Ask any teacher about which families regularly attend parent workshops and they will always say, “the ones that don’t need to.”  

It could be said (and often is said) that the irony of these parent workshops is that the families who need the information the least are the most likely to attend.  But there isn’t any irony here because the families who attend are ones who regularly seek help and are open to suggestions.

Unfortunately, the families who don’t attend are often the ones where the children could use a little bit more support.  

During my years of teaching, I would have parents who had a lot of knowledge in child development; perhaps they worked at a school as well, or they were a pediatrician, or even fellow teachers.  But just as often, these parents had unruly, poor-mannered, or disagreeable children.  As a teacher, I spent years trying to figure out why so that I wouldn’t fall into the same traps.

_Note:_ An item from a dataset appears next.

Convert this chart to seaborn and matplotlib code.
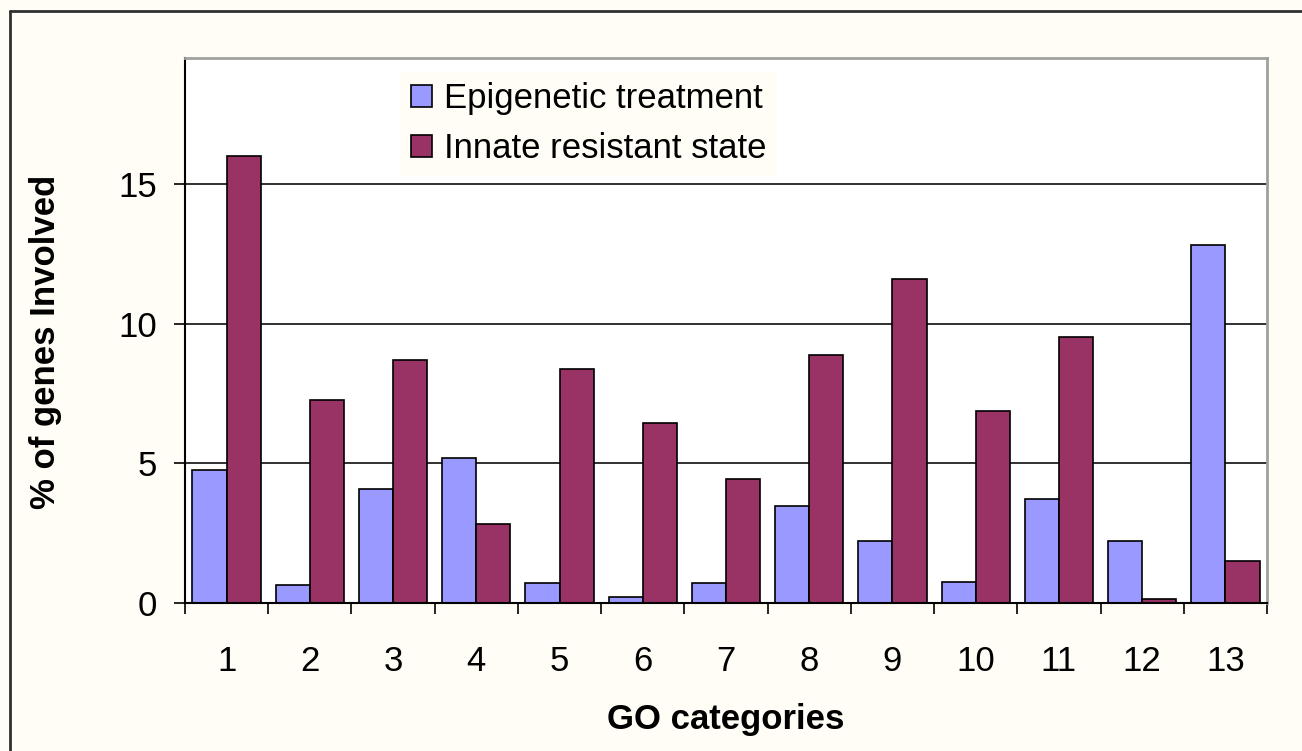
import numpy as np
import pandas as pd
import seaborn as sns
import matplotlib.pyplot as plt
from matplotlib.lines import Line2D

categories = [str(i) for i in range(1, 14)]
epigenetic = [4.77, 0.65, 4.09, 5.2, 0.72, 0.22, 0.72, 3.48, 2.22, 0.75, 3.73, 2.22, 12.8]
innate = [16.0, 7.28, 8.71, 2.83, 8.39, 6.45, 4.44, 8.89, 11.6, 6.88, 9.5, 0.15, 1.5]
series_names = ["Epigenetic treatment", "Innate resistant state"]

df = pd.DataFrame({
    "cat": categories * 2,
    "value": epigenetic + innate,
    "series": [series_names[0]] * 13 + [series_names[1]] * 13,
})

sns.set_theme(style="white")
plt.rcParams["font.family"] = ["Liberation Sans", "DejaVu Sans"]
plt.rcParams["text.color"] = "black"
plt.rcParams["axes.labelcolor"] = "black"
plt.rcParams["xtick.color"] = "black"
plt.rcParams["ytick.color"] = "black"

bg = "#FFFDF5"
fig = plt.figure(figsize=(13.02, 7.51), dpi=100, facecolor=bg)
ax = fig.add_axes([185 / 1302, 1 - 603 / 751, 1082 / 1302, 545 / 751])
ax.set_facecolor("white")

sns.barplot(data=df, x="cat", y="value", hue="series", order=categories,
            palette=["#9999FF", "#993366"], saturation=1, width=0.82, gap=0,
            edgecolor="black", linewidth=1.2, ax=ax)

ax.set_xlim(-0.5, 12.5)
ax.set_ylim(0, 19.5)
ax.set_yticks([0, 5, 10, 15])
ax.yaxis.grid(True, color="#303030", linewidth=1.4)
ax.set_axisbelow(True)

ax.set_xticks(np.arange(-0.5, 13, 1))
ax.set_xticklabels([])
ax.set_xticks(np.arange(13), minor=True)
ax.set_xticklabels(categories, minor=True)
ax.tick_params(axis="x", which="major", direction="out", length=8, width=1.2,
               color="black", bottom=True)
ax.tick_params(axis="x", which="minor", length=0, pad=30, labelsize=25)
ax.tick_params(axis="y", direction="out", length=8, width=1.2, color="black",
               left=True, pad=12, labelsize=25)

for s in ["left", "bottom"]:
    ax.spines[s].set_color("black")
    ax.spines[s].set_linewidth(1.5)
for s in ["top", "right"]:
    ax.spines[s].set_color("#a0a0a0")
    ax.spines[s].set_linewidth(2)

ax.set_xlabel("GO categories", fontsize=25, fontweight="bold", labelpad=18)
ax.set_ylabel("% of genes Involved", fontsize=25, fontweight="bold")
ax.yaxis.set_label_coords(-0.1137, 0.479)

leg = ax.legend(loc="upper left", bbox_to_anchor=(0.199, 0.975), fontsize=25,
                frameon=True, fancybox=False, handlelength=0.6, handleheight=0.6,
                handletextpad=0.35, labelspacing=0.5, borderpad=0.3,
                borderaxespad=0)
leg.get_frame().set_facecolor(bg)
leg.get_frame().set_edgecolor("none")
leg.get_frame().set_alpha(1)
for h in leg.legend_handles:
    h.set_edgecolor("black")
    h.set_linewidth(1.2)

# outer chart frame (left and top edges visible)
fig.add_artist(Line2D([10 / 1302, 10 / 1302], [0, 1 - 11 / 751], transform=fig.transFigure,
                      color="#303030", linewidth=2))
fig.add_artist(Line2D([10 / 1302, 1], [1 - 11 / 751, 1 - 11 / 751], transform=fig.transFigure,
                      color="#303030", linewidth=2))

fig.savefig("out.png", dpi=100, facecolor=bg)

What I finally realized (maybe after having my own kids) was that a lot of these “in-the-know” parents didn’t seek help for their children and made simple mistakes that another set of eyes could have prevented.  

No one is perfect and it really does take a village to raise a child.

 

I myself often seek help from other experts to see a situation from another point of view.  Before I started this, I had to ask myself, “How can I help parents, when I often need help myself?” and it was that very questions that made me realize that this work is even more important than I previously thought.   We need to support each other and not be afraid to seek help.